Born in the Miyagi Prefecture, Japan, Park Soo-nam is a second-generation Korean-Japanese. She first gained fame as a bestselling author with her book Crime, Death and Love (1963), which comprises two collections of correspondence between herself and Lee Jin-woo, a Korean-Japanese death row inmate who allegedly murdered two Komatsugawa High School girls in 1958an incident most known internationally through Ōshima Nagisa’s film Death by Hanging 絞死刑 (1968). 
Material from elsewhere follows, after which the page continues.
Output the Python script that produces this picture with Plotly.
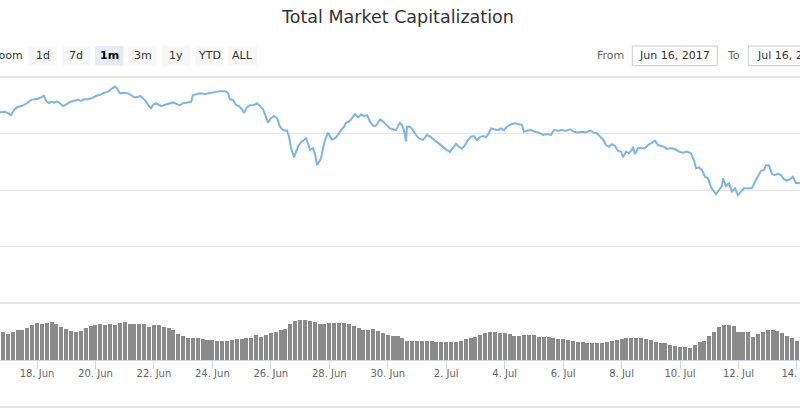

In 1985, she shifted from writing to filmmaking with her debut as a documentary filmmaker on The Other Hiroshima. This was followed by Korean A-bomb Victims Tell Their Story, Song of Ariran – Voices from Okinawa (1991), Nuchigafu – Life is a Treasure “Gyokusai” Stories in the Battle of Okinawa (2012), and The Silence (2017). Park Maeui scavenges durations of silence from 50 hours of footage captured by her mother over her 30-year long filmmaking career; a personal film archive thus became an invaluable reservoir of historical testimonies.

“I thought video was the only way to capture their trembling words and bodies, as language couldn’t convey such profound silence (Voices of the Silenced, 2023, 46:47).”

This is what Park Soo-nam told the camera when she was asked why she first started making films—it was to capture the silence that evaded the pen. The register of non-utterance, including the countenance, the gesture, and the wordless flow of unfilled time conveys the lived experiences that cannot be reduced to speech—especially for those whose mother tongue is stripped away from them. Language becomes a weapon of subjugation, communication turns into a battlefield, and to speak is to be complicit in the reenactment of violence. Trinh T. Minh-ha effectively underscores the language of silence in her writings about voyages across continents and languages:

“In other words, silence not as opposed to language, but as a choice not to verbalise, a will not to say, a necessary interval in an interaction—in brief, as a means of communication of its own (elsewhere, within here, 2011).”

We listen to the voices of the silenced.